• INSTRUCTION
Take the lines of the data below from the very first through the line containing "s.set_color('#222222')" and output them exactly, pictures excluded.

• DATASET SECTION

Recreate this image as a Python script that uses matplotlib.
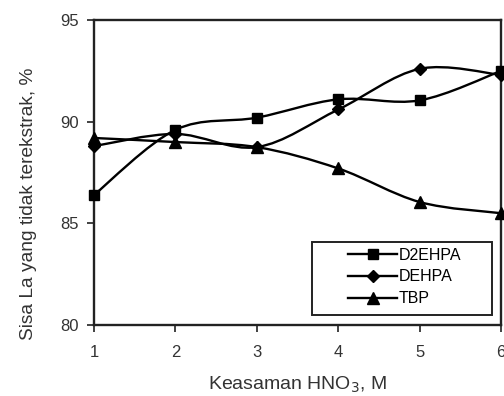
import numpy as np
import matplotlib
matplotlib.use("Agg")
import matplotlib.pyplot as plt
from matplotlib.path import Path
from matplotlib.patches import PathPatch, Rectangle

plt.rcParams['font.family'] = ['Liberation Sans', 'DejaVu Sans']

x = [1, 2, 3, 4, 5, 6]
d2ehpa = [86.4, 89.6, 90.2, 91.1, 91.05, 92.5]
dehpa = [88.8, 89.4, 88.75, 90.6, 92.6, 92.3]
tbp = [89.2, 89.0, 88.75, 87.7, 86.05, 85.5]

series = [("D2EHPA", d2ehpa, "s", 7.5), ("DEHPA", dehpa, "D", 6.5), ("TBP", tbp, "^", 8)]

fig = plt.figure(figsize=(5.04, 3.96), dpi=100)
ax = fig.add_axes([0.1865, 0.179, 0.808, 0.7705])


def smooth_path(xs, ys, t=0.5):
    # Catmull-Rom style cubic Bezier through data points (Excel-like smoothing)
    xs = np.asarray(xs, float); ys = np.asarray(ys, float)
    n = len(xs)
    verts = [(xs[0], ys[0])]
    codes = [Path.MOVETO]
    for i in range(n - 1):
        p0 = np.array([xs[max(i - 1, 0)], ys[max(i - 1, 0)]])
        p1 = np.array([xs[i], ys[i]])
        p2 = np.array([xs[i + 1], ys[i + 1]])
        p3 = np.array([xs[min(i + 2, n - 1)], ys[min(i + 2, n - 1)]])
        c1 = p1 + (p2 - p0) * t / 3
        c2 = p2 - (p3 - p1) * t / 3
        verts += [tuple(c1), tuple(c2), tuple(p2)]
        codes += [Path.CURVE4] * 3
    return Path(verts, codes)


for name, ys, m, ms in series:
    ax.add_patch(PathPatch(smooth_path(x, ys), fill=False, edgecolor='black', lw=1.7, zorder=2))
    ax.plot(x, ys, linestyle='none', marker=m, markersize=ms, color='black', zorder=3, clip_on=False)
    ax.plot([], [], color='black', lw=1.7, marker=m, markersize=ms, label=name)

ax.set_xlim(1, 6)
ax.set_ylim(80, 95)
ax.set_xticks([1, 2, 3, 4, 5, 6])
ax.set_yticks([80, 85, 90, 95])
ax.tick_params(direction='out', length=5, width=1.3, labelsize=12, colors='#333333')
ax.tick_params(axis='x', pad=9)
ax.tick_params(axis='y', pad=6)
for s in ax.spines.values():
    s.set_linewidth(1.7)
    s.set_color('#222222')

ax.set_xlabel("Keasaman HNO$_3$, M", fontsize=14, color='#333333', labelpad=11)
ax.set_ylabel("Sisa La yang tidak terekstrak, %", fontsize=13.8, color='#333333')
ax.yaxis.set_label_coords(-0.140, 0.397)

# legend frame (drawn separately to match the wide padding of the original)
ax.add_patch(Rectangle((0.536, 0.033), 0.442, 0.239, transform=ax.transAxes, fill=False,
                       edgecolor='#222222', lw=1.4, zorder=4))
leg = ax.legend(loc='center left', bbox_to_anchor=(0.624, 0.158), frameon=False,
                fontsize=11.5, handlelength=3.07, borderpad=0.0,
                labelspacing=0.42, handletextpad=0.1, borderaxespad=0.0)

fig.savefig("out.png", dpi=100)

• FULL OUTPUT
Recreate this image as a Python script that uses matplotlib.
import numpy as np
import matplotlib
matplotlib.use("Agg")
import matplotlib.pyplot as plt
from matplotlib.path import Path
from matplotlib.patches import PathPatch, Rectangle

plt.rcParams['font.family'] = ['Liberation Sans', 'DejaVu Sans']

x = [1, 2, 3, 4, 5, 6]
d2ehpa = [86.4, 89.6, 90.2, 91.1, 91.05, 92.5]
dehpa = [88.8, 89.4, 88.75, 90.6, 92.6, 92.3]
tbp = [89.2, 89.0, 88.75, 87.7, 86.05, 85.5]

series = [("D2EHPA", d2ehpa, "s", 7.5), ("DEHPA", dehpa, "D", 6.5), ("TBP", tbp, "^", 8)]

fig = plt.figure(figsize=(5.04, 3.96), dpi=100)
ax = fig.add_axes([0.1865, 0.179, 0.808, 0.7705])


def smooth_path(xs, ys, t=0.5):
    # Catmull-Rom style cubic Bezier through data points (Excel-like smoothing)
    xs = np.asarray(xs, float); ys = np.asarray(ys, float)
    n = len(xs)
    verts = [(xs[0], ys[0])]
    codes = [Path.MOVETO]
    for i in range(n - 1):
        p0 = np.array([xs[max(i - 1, 0)], ys[max(i - 1, 0)]])
        p1 = np.array([xs[i], ys[i]])
        p2 = np.array([xs[i + 1], ys[i + 1]])
        p3 = np.array([xs[min(i + 2, n - 1)], ys[min(i + 2, n - 1)]])
        c1 = p1 + (p2 - p0) * t / 3
        c2 = p2 - (p3 - p1) * t / 3
        verts += [tuple(c1), tuple(c2), tuple(p2)]
        codes += [Path.CURVE4] * 3
    return Path(verts, codes)


for name, ys, m, ms in series:
    ax.add_patch(PathPatch(smooth_path(x, ys), fill=False, edgecolor='black', lw=1.7, zorder=2))
    ax.plot(x, ys, linestyle='none', marker=m, markersize=ms, color='black', zorder=3, clip_on=False)
    ax.plot([], [], color='black', lw=1.7, marker=m, markersize=ms, label=name)

ax.set_xlim(1, 6)
ax.set_ylim(80, 95)
ax.set_xticks([1, 2, 3, 4, 5, 6])
ax.set_yticks([80, 85, 90, 95])
ax.tick_params(direction='out', length=5, width=1.3, labelsize=12, colors='#333333')
ax.tick_params(axis='x', pad=9)
ax.tick_params(axis='y', pad=6)
for s in ax.spines.values():
    s.set_linewidth(1.7)
    s.set_color('#222222')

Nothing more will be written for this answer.